▽
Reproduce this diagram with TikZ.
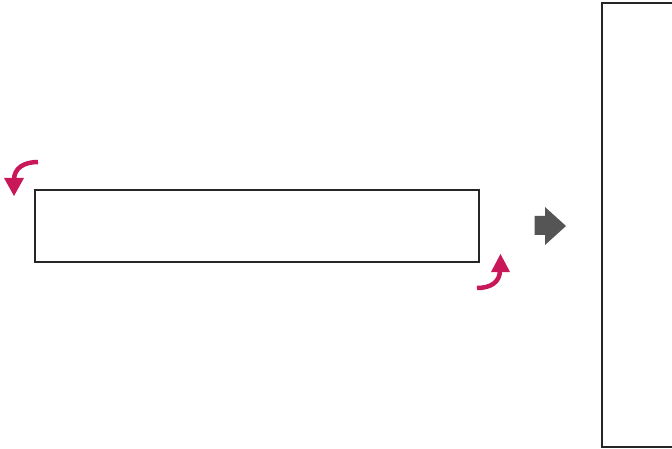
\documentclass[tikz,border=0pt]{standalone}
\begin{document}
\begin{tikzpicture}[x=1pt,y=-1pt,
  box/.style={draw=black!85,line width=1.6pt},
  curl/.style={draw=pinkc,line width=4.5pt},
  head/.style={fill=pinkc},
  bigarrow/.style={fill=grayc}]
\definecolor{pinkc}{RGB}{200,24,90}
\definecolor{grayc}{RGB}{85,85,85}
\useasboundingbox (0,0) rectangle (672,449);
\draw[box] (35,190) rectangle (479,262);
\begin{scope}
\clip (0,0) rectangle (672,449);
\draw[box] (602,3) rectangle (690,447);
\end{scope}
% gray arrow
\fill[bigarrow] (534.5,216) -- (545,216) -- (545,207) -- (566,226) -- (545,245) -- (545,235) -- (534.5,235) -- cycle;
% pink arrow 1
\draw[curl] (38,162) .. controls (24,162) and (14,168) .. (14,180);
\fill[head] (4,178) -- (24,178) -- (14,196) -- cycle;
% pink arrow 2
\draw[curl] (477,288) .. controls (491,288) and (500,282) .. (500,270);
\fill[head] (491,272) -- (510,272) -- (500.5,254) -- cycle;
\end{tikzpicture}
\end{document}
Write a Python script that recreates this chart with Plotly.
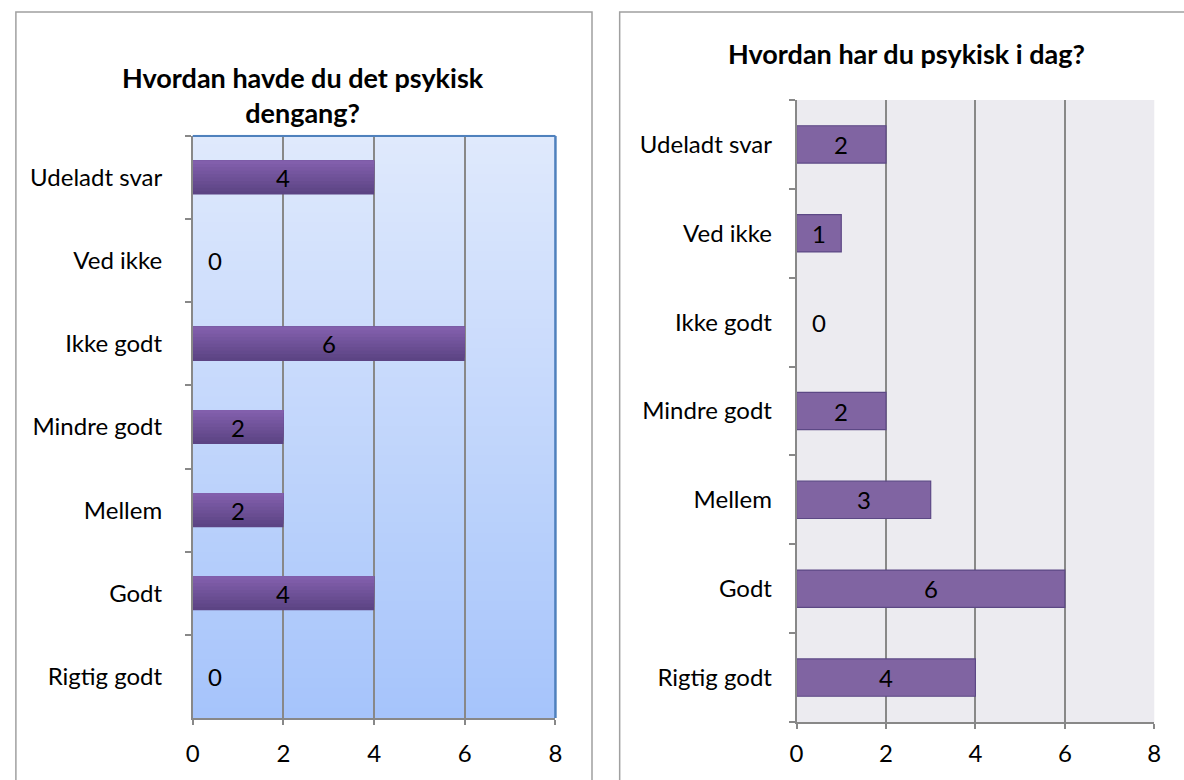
△
◆ **EXERCISE REQUIREMENTS**
Return to the listing above and set it down exactly, leaving out its pictures.

◆ **OUTPUT FOR THIS TASK**
Reproduce this diagram with TikZ.
\documentclass[tikz,border=0pt]{standalone}
\begin{document}
\begin{tikzpicture}[x=1pt,y=-1pt,
  box/.style={draw=black!85,line width=1.6pt},
  curl/.style={draw=pinkc,line width=4.5pt},
  head/.style={fill=pinkc},
  bigarrow/.style={fill=grayc}]
\definecolor{pinkc}{RGB}{200,24,90}
\definecolor{grayc}{RGB}{85,85,85}
\useasboundingbox (0,0) rectangle (672,449);
\draw[box] (35,190) rectangle (479,262);
\begin{scope}
\clip (0,0) rectangle (672,449);
\draw[box] (602,3) rectangle (690,447);
\end{scope}
% gray arrow
\fill[bigarrow] (534.5,216) -- (545,216) -- (545,207) -- (566,226) -- (545,245) -- (545,235) -- (534.5,235) -- cycle;
% pink arrow 1
\draw[curl] (38,162) .. controls (24,162) and (14,168) .. (14,180);
\fill[head] (4,178) -- (24,178) -- (14,196) -- cycle;
% pink arrow 2
\draw[curl] (477,288) .. controls (491,288) and (500,282) .. (500,270);
\fill[head] (491,272) -- (510,272) -- (500.5,254) -- cycle;
\end{tikzpicture}
\end{document}
Write a Python script that recreates this chart with Plotly.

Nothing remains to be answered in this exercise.